Movie Review: Send Help

Marvel really put the shackles on Sam Raimi. The Multiverse of Madness could have been the MCU’s diabolical horror movie, but too caught in its own machine to really go for the crazy. Same goes for Rachel McAdams, who had a blast on Game Night then promptly buried those performances. What happens when two pent up weirdos can’t take it any more? Send Help is less a title than more a plea: see Sam and Rachel’s movie…or we’re gonna get weirder…and maybe deadlier.

Linda Liddle (Rachel McAdams) is that office drone we all have met. An accounting strategist/savant surrounded by positive posters and tuna, Linda is kept around for her good work but constantly passed over for Vice President roles to stereotypical MBA Bros. Her brief hopes that new CEO Bradley Preston (Dylan O’Brien) would be different dissipate too, as her “peers” openly mock her Survivor submission tape onboard an overseas flight to Bangkok. Only something drastic like a plan crash into a Pacific atoll could alter Linda’s life trajectory. Well, as fate would have it…

The last time Sam Raimi had this much fun was Drag Me to Hell in 2009. Send Help to his biggest OG fans, who had a heart attack after they realized the Evil Dead 2 guy was back. It’s like riding a bike for him, wonderfully balancing laughs and horror like that’s an easy thing for every director. The plane crash is perfect: wonderfully terror ridden until we’re punctuated with a perverse, yet wonderfully tension diffusing joke out of nowhere. The island is even better; the minute Linda says she saw some boar tracks, I knew that hunt was going to be hilariously gruesome, and it even surpassed my own expectations. The chess/checkers game between Linda and Bradley then shifts the movie to a strange romcom setup backed by this knife’s edge sinister energy should the uneasy peace teeter too hard off kilter. Eventually we teeter off, but thankfully it’s filled with twists and turns along the way, some you’ll see coming, some you won’t, along the way grossed out, or cackling with uncomfortable glee.
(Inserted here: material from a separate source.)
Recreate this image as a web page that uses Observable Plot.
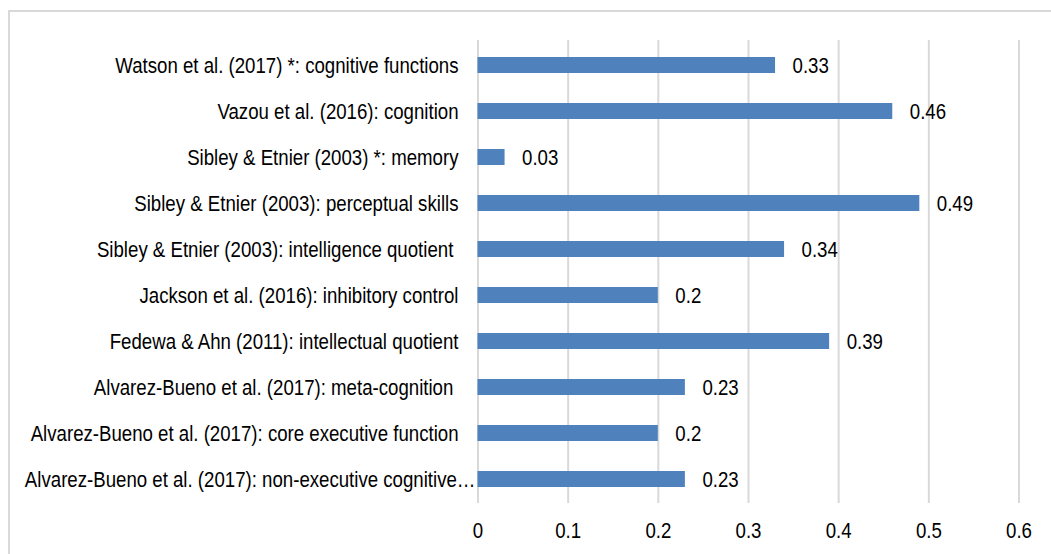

With his drama queen in tow. It’s been too long a journey to put Rachel McAdams back into the lead of a movie. After her supernova start to her career, she’s been content to just be a part of great ensembles, making them better with her presence. Sam Raimi turns Send Help over to McAdams, letting off her shackles to have a ball. She couldn’t have nailed Linda better; I couldn’t help but root for her, but also acknowledge there’s enough screws loose that she’ll never quite have my full support, despite her best intentions. As she gains power on the island, we see that meek peculiar energy transform into something still innately sincere, but much more demented and forthright. A new wrinkle here is the action sequences, of which there are plenty, that she effing nails, especially the boar sequence: her masterpiece. Raimi matched McAdams well with Dylan O’Brien. Bradley has as big an arc as Linda here from CEO to dipshit shoe wearer. We have to believe O’Brien at that douchey beginning is the same O’Brien emotionally broken and helpless; thankfully, he’s up to the task. If the whole movie was just McAdams/O’Brien dialogue, I would have stayed for hours, enjoying all the power jockeying and layers the actors take the dialogue through.

Maybe our comet has returned? Rachel McAdams and Sam Raimi haven’t lost their fastballs, meaning hopefully more bright future fun films, either together or apart. Same for Dylan O’Brien, who should continue to waffle between the douchebag and the helpless cuck. I think that’s the title of his Teen Wolf fan fiction.